Some aspects that I look for and which I think are fundamentals is the management. Does it have experience or the owners of the company or just doing it for the bonus? How many shares are they buying of their own company? For example, Buffett’s personal and family portfolio holds 99% in Berkshire Hathaway, so is invested in the company with the investors (for any wanting a good book, I would read The essays on Warren Buffet).

One other point does it have a high moat. What I mean by this does the company have an advantage over its competition. For example, a company would be Ill-advised to compete with the like of U.S Rail as high costs with no guarantee of success, therefore, a high moat.

The term economic moat, popularized by Warren Buffett, refers to a business’ ability to maintain competitive advantages over its competitors in order to protect its long-term profits and market share from competing firms.

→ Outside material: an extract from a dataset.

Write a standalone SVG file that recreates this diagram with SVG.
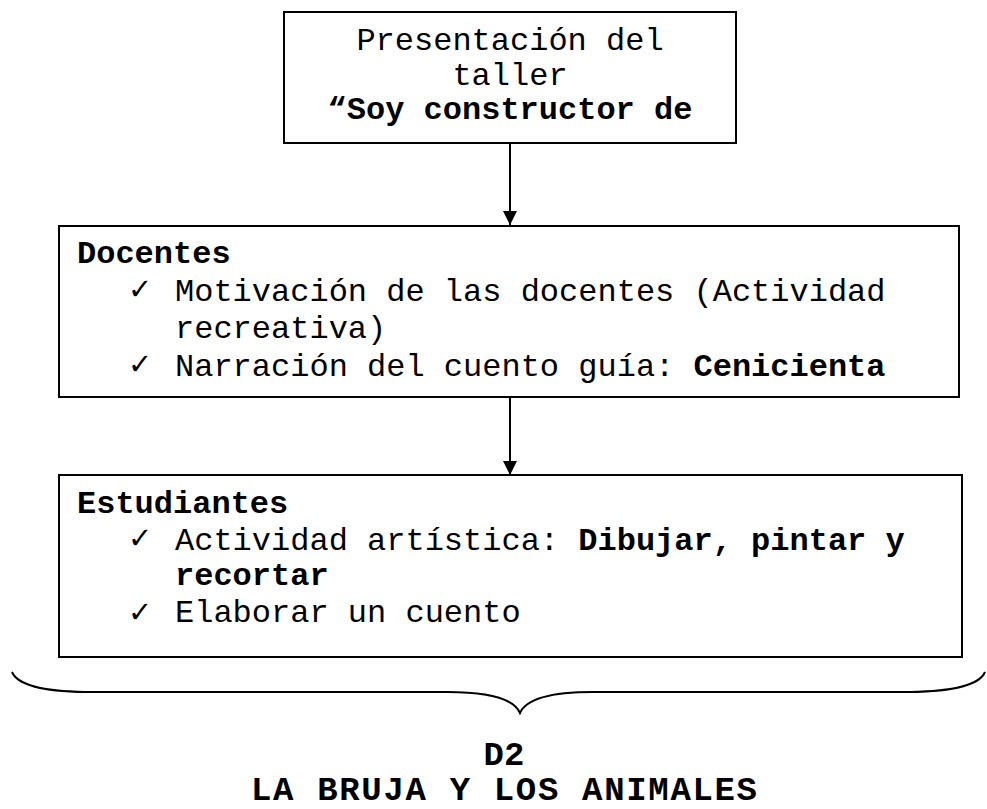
<svg xmlns="http://www.w3.org/2000/svg" width="987" height="809" viewBox="0 0 987 809">
<defs>
<style>
.box{fill:#fff;stroke:#000;stroke-width:2}
.t{font-family:"Liberation Mono","Courier New",monospace;font-size:32px;fill:#000}
.b{font-weight:bold}
.ck{font-family:"DejaVu Sans",sans-serif;font-size:29px;font-weight:bold;fill:#000}
.ttl{font-family:"Liberation Mono","Courier New",monospace;font-size:34px;font-weight:bold;fill:#000;text-anchor:middle}
.edge{stroke:#000;stroke-width:2;fill:none}
</style>
<marker id="arr" viewBox="0 0 14 16" refX="14" refY="8" markerWidth="14" markerHeight="16" markerUnits="userSpaceOnUse" orient="auto">
<path d="M0,1 L14,8 L0,15 Z" fill="#000"/>
</marker>
</defs>
<rect width="987" height="809" fill="#fff"/>
<g id="connectors">
<line class="edge" x1="510" y1="143" x2="510" y2="225" marker-end="url(#arr)"/>
<line class="edge" x1="510" y1="397" x2="510" y2="475" marker-end="url(#arr)"/>
</g>
<g id="presentacion">
<rect class="box" x="284" y="12" width="452" height="131"/>
<text class="t" x="510" y="50" text-anchor="middle">Presentación del</text>
<text class="t" x="510" y="85" text-anchor="middle">taller</text>
<text class="t b" x="510" y="119" text-anchor="middle">“Soy constructor de</text>
</g>
<g id="docentes">
<rect class="box" x="59" y="226" width="900" height="171"/>
<text class="t b" x="77" y="263">Docentes</text>
<text class="ck" x="128" y="299">✓</text>
<text class="t" x="175" y="301">Motivación de las docentes (Actividad</text>
<text class="t" x="175" y="338">recreativa)</text>
<text class="ck" x="128" y="374">✓</text>
<text class="t" x="175" y="376">Narración del cuento guía: <tspan class="b">Cenicienta</tspan></text>
</g>
<g id="estudiantes">
<rect class="box" x="59" y="475" width="903" height="182"/>
<text class="t b" x="77" y="513">Estudiantes</text>
<text class="ck" x="128" y="548">✓</text>
<text class="t" x="175" y="550">Actividad artística: <tspan class="b">Dibujar, pintar y</tspan></text>
<text class="t b" x="175" y="585">recortar</text>
<text class="ck" x="128" y="622">✓</text>
<text class="t" x="175" y="622">Elaborar un cuento</text>
</g>
<g id="brace">
<path class="edge" stroke-width="1.8" d="M12,672 Q20,691 85,692 L447,692 C490,692 514,699 520,713 C526,699 550,692 593,692 L910,692 Q977,691 985,672"/>
</g>
<g id="titulo">
<text class="ttl" x="504" y="765">D2</text>
<text class="ttl" x="504" y="800" textLength="506" lengthAdjust="spacing">LA BRUJA Y LOS ANIMALES</text>
</g>
</svg>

One another important aspect, that a lot of people forget when they are buying a stock you are buying part of a company. If you were buying a house you would do the groundwork the same goes for a stock. Just think if you are going to buy the stock only do so if you would hold it for the next 5 years. Buffet uses the phrase the market in the short run is a slot machine but in the long run, weighing scales. All that market movements should do is give you the chance to buy a great company at a lower price.

In terms of metrics, I keep it quite simple:

  • 10% ROE growth
  • ROCE 10% +
  • Future growth 10% +
  • Low debt level

This is a very simple selection but look at this as some of the key aspects to look for in a stock.

This is very short and would urge anyone looking at stocks to read both Benjamin Graham’s book Intelligent Investor, Security Analysis, Peter Lynch One up on wall street, Warren Buffet’s book on him the essays.

One good site that I use is Simply wall street but other good sites for free are Bloomberg and Yahoo Finance.